I go into some detail about his career at the beginning of the interview so I won’t list everything here. Suffice to say, he is in every hall of fame you can think of and then some.

We sat in his home studio in Palos Verdes, California. His studio felt like a museum I could probably spend a lifetime in.

Lee has three dogs, one of which had much to say throughout the interview. Lee’s wife, Eileen, of 50 years drops in for a quick hello. It was an honor to meet the woman Lee attributes most of his success to.

It was not an easy interview for me, given that Lee has been interviewed four million times before and, well, it is Lee Clow.

What I think you will find interesting in this interview is his memories of working with Steve Jobs and the “real story” behind the Think Different campaign.

We also talk about the origin of the “Impossible is Nothing” line, which actually has two stories. We didn’t quite get to which one was the true one, but both are worth listening to.

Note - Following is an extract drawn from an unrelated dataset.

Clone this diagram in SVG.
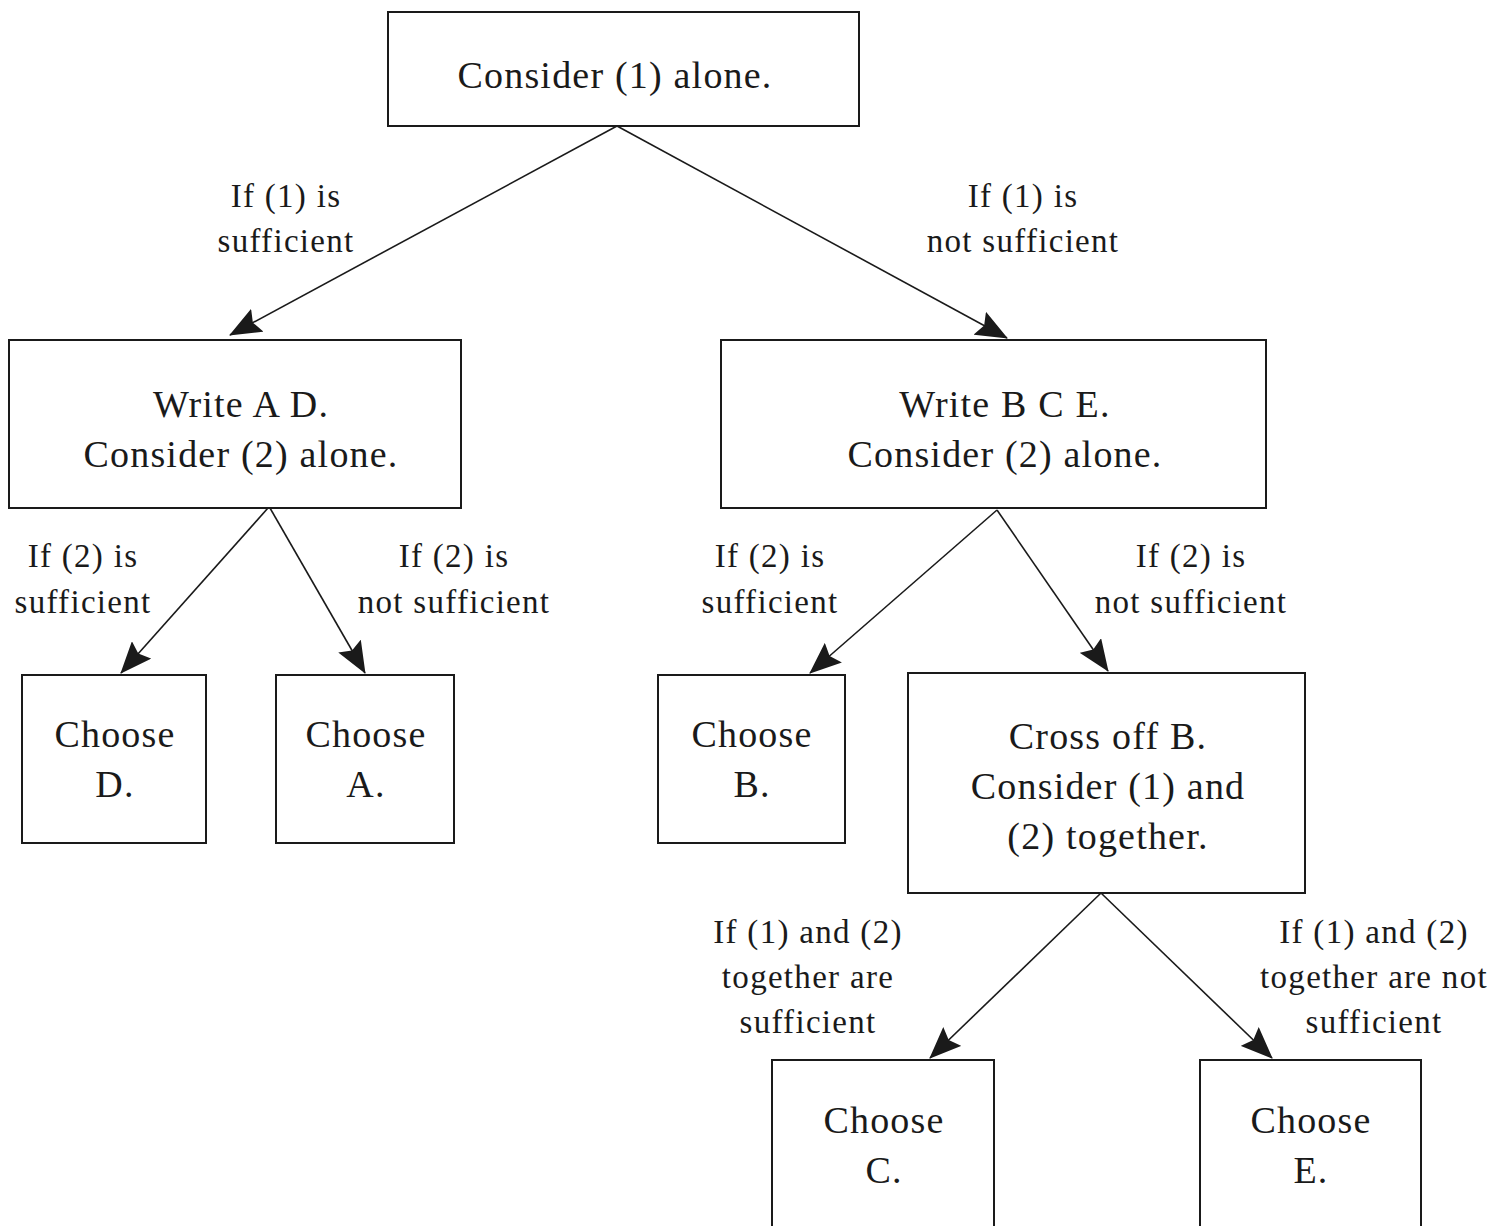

Lee also talks about the role of surfing in his work and creativity. Surfing is the mother of all extreme sports and the nature of the sport compels people to try to outdo each other. Sounds like how advertising should be.

We also delve into his childhood and talk about the role his adoptive mother and first grade teacher played in his development as an graphic communicator. Without them, he probably would have been a plumber (so he says).

While his mother encouraged his interest in art, it was his father who taught him the value of hard work and responsibility. Responsibility and resilience helped Lee reach the very top and stay there for fifty odd years.